• _Input for this task_
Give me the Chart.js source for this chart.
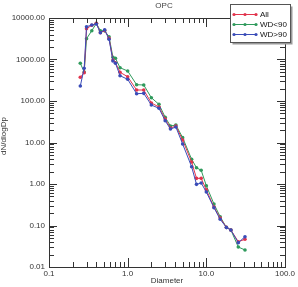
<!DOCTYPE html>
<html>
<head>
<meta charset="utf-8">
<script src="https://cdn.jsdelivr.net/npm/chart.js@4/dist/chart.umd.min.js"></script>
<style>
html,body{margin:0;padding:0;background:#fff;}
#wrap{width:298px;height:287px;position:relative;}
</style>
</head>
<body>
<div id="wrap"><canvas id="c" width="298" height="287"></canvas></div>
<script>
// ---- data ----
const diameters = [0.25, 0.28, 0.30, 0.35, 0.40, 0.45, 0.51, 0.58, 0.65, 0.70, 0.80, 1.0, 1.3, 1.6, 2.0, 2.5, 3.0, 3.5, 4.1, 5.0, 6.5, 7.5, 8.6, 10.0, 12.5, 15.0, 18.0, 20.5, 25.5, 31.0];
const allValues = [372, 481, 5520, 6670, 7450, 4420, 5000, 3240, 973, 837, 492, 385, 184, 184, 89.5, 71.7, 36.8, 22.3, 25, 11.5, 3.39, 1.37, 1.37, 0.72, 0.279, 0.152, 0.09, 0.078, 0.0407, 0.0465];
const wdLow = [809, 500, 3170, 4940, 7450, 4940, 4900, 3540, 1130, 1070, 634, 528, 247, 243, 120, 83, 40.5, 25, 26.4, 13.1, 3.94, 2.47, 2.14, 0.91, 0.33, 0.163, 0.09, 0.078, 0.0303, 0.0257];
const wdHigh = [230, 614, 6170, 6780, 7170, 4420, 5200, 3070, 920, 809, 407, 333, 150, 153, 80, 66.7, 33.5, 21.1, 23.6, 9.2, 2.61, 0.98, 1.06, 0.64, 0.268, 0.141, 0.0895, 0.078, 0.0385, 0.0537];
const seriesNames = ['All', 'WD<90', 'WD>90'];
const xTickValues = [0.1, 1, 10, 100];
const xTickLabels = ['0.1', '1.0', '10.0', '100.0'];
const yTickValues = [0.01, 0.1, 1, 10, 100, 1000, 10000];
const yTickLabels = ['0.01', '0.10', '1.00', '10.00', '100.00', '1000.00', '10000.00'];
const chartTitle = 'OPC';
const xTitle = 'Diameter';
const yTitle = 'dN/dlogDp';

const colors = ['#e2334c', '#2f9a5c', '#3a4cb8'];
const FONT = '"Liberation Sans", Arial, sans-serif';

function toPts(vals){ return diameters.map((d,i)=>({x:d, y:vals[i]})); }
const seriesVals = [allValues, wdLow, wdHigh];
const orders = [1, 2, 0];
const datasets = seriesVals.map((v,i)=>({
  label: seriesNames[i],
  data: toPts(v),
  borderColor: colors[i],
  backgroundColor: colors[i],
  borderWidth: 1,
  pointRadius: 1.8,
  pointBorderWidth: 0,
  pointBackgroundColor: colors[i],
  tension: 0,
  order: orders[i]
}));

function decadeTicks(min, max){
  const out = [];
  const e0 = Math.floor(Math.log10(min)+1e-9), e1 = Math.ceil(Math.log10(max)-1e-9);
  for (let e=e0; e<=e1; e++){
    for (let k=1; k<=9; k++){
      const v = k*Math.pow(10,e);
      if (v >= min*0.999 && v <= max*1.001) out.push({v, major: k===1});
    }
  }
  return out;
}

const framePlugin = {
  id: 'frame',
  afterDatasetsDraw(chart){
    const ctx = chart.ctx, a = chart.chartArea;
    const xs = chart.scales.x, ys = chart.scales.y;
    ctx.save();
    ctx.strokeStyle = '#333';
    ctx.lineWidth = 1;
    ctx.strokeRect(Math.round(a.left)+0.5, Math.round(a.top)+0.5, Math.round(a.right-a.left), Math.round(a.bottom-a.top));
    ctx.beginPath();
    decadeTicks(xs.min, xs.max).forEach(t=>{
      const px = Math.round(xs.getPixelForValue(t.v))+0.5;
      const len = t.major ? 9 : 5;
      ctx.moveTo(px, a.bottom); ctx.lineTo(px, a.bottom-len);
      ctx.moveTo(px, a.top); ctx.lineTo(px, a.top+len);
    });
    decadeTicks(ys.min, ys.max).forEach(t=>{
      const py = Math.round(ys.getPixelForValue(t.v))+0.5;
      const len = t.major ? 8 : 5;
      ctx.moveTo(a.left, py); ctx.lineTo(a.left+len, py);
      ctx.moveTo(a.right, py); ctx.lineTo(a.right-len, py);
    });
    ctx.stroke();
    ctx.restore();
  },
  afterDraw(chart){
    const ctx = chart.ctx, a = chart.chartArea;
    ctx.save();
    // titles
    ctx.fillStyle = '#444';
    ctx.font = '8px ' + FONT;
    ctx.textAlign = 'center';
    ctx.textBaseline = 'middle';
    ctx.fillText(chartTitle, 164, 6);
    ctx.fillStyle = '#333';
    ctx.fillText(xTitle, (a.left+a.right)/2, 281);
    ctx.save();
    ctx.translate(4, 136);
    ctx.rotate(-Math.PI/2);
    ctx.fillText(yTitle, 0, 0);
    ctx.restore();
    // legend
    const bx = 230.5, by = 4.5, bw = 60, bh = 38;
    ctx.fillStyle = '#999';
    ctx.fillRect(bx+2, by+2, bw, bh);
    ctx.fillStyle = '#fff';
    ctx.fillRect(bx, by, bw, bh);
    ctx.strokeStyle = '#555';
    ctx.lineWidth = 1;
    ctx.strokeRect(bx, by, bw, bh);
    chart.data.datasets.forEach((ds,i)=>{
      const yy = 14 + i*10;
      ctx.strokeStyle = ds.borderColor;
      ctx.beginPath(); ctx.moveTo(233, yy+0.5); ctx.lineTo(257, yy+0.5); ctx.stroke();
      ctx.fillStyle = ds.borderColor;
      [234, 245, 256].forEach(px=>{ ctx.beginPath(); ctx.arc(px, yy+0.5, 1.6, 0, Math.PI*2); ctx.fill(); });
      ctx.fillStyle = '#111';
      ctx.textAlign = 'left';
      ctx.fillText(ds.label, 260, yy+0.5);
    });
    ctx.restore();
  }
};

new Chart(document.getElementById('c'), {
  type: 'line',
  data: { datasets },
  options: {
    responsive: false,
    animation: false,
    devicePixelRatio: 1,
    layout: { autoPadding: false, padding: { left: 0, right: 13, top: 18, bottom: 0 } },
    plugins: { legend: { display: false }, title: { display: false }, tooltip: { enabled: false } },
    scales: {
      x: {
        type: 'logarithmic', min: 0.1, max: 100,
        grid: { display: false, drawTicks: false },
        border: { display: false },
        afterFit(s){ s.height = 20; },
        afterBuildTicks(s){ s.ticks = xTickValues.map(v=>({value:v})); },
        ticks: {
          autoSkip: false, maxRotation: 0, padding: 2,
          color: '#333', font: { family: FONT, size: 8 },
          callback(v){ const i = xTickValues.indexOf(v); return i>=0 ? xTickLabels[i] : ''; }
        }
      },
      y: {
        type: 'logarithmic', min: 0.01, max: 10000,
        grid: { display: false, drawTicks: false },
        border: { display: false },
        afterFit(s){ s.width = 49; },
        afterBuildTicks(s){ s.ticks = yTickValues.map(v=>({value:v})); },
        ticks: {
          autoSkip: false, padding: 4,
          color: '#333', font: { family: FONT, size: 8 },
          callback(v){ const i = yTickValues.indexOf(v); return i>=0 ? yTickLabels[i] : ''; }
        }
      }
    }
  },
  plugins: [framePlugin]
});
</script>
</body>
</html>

--

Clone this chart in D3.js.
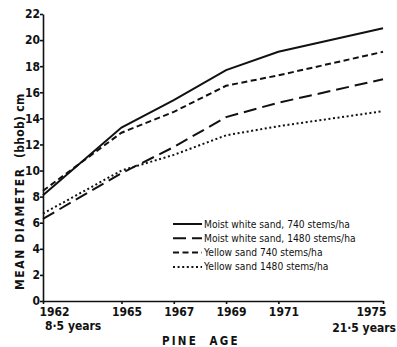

...

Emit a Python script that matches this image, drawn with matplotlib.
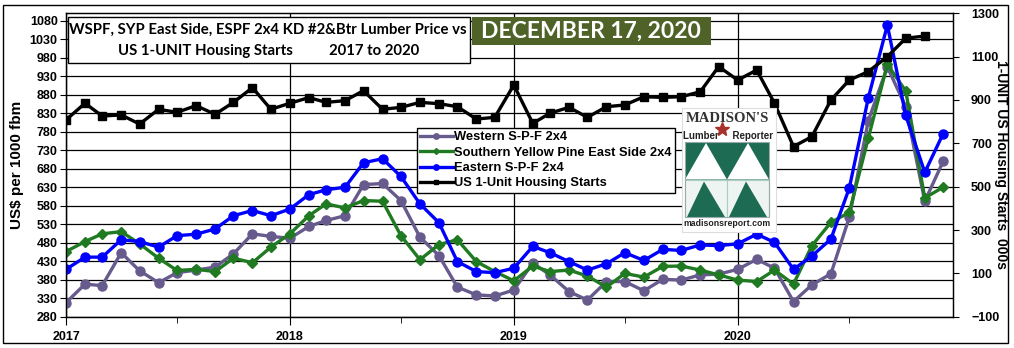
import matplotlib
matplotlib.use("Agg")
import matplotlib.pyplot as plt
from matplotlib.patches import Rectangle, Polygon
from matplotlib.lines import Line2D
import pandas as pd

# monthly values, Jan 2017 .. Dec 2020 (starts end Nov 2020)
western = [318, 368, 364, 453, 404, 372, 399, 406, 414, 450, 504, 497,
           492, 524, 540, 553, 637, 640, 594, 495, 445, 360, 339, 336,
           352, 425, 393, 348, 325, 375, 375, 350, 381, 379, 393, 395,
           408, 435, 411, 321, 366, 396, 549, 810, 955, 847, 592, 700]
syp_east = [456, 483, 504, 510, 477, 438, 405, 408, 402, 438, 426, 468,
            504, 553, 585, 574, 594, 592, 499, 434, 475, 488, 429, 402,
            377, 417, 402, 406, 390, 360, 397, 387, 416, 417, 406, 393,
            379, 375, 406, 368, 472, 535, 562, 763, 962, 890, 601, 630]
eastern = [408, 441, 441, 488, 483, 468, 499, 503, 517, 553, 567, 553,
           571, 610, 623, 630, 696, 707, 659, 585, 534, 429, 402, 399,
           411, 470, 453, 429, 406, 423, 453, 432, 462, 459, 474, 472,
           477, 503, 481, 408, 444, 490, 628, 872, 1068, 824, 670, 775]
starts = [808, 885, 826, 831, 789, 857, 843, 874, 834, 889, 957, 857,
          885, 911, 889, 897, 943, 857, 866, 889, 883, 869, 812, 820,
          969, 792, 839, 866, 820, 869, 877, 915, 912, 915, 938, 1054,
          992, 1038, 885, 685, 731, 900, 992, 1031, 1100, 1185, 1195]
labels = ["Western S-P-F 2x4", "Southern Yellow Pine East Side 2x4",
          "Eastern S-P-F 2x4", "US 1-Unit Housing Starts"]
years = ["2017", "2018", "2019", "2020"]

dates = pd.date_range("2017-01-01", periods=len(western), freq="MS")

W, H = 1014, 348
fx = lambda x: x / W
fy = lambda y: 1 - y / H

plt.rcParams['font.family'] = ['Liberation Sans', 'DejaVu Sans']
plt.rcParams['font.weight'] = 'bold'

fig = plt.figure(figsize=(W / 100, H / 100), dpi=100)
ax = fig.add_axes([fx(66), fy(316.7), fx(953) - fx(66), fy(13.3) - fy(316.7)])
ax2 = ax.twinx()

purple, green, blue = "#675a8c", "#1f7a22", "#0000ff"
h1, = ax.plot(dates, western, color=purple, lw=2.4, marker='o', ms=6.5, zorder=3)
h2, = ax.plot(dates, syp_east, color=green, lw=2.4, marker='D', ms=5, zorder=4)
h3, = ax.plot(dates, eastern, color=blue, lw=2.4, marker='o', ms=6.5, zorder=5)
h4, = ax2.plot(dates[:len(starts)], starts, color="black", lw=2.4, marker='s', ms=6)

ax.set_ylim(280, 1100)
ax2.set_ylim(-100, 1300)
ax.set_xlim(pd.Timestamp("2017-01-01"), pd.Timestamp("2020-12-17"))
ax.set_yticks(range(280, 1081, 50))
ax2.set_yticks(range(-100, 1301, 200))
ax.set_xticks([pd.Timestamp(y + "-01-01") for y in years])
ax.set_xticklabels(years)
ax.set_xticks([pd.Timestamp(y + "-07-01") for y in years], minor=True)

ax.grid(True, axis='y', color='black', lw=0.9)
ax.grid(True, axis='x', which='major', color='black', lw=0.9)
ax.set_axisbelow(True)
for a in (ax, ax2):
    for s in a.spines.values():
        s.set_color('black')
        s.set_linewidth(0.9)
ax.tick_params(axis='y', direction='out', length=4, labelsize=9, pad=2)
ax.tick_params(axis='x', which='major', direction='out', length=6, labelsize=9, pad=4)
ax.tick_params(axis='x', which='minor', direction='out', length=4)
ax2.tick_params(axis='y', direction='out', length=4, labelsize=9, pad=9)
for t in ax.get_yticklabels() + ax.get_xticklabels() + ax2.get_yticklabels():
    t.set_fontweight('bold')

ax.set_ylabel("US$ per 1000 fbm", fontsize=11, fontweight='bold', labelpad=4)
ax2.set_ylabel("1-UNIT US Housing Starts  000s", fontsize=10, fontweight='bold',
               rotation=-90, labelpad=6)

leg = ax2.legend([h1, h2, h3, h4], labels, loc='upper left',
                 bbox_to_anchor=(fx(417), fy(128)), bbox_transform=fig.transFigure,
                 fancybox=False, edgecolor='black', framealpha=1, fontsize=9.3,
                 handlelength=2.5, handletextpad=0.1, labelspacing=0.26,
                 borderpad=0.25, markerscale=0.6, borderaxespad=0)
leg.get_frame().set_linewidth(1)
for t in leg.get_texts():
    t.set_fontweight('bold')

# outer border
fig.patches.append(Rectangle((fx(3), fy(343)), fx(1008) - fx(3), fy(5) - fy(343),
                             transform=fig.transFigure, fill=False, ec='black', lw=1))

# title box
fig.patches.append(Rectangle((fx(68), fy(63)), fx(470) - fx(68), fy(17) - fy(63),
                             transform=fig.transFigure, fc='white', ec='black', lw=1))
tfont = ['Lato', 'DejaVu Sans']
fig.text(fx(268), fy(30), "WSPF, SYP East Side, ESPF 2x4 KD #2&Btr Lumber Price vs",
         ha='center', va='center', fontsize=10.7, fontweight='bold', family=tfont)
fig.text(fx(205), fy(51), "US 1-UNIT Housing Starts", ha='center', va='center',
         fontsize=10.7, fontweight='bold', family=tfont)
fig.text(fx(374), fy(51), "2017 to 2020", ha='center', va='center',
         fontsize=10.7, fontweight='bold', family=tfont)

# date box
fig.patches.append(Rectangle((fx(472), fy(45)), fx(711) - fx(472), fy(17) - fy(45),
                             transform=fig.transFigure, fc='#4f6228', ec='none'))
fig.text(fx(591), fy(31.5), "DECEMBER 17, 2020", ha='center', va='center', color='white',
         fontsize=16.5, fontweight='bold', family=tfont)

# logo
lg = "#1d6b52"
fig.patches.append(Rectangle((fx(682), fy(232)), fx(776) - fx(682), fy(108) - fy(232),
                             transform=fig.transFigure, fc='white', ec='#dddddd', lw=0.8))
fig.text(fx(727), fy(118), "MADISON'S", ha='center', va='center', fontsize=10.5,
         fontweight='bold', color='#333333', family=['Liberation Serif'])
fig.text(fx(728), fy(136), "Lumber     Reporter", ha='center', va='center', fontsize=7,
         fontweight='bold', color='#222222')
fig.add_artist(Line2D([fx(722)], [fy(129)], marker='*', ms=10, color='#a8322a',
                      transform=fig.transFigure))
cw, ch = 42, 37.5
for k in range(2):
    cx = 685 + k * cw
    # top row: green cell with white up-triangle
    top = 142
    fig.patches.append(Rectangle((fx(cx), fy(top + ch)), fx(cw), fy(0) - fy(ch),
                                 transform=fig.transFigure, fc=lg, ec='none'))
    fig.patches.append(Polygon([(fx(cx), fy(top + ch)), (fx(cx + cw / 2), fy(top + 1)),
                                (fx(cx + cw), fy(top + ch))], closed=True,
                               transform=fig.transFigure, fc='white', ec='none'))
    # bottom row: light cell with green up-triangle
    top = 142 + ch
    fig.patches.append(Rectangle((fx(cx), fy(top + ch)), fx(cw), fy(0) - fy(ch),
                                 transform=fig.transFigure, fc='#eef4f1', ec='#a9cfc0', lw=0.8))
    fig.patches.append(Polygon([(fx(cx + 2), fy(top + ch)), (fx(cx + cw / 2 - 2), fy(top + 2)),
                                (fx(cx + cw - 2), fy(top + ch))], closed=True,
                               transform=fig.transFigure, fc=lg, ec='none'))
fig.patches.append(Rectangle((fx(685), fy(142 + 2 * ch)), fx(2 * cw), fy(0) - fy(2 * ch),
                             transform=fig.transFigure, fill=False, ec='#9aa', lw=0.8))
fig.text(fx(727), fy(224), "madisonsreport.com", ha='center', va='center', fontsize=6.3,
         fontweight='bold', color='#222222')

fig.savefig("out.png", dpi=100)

• _Request_
Repeat exactly the part that opens with the line containing "Emit a Python" and closes with the line containing "import pandas as pd". Include both end lines, and drop the pictures.

• _Written answer_
Emit a Python script that matches this image, drawn with matplotlib.
import matplotlib
matplotlib.use("Agg")
import matplotlib.pyplot as plt
from matplotlib.patches import Rectangle, Polygon
from matplotlib.lines import Line2D
import pandas as pd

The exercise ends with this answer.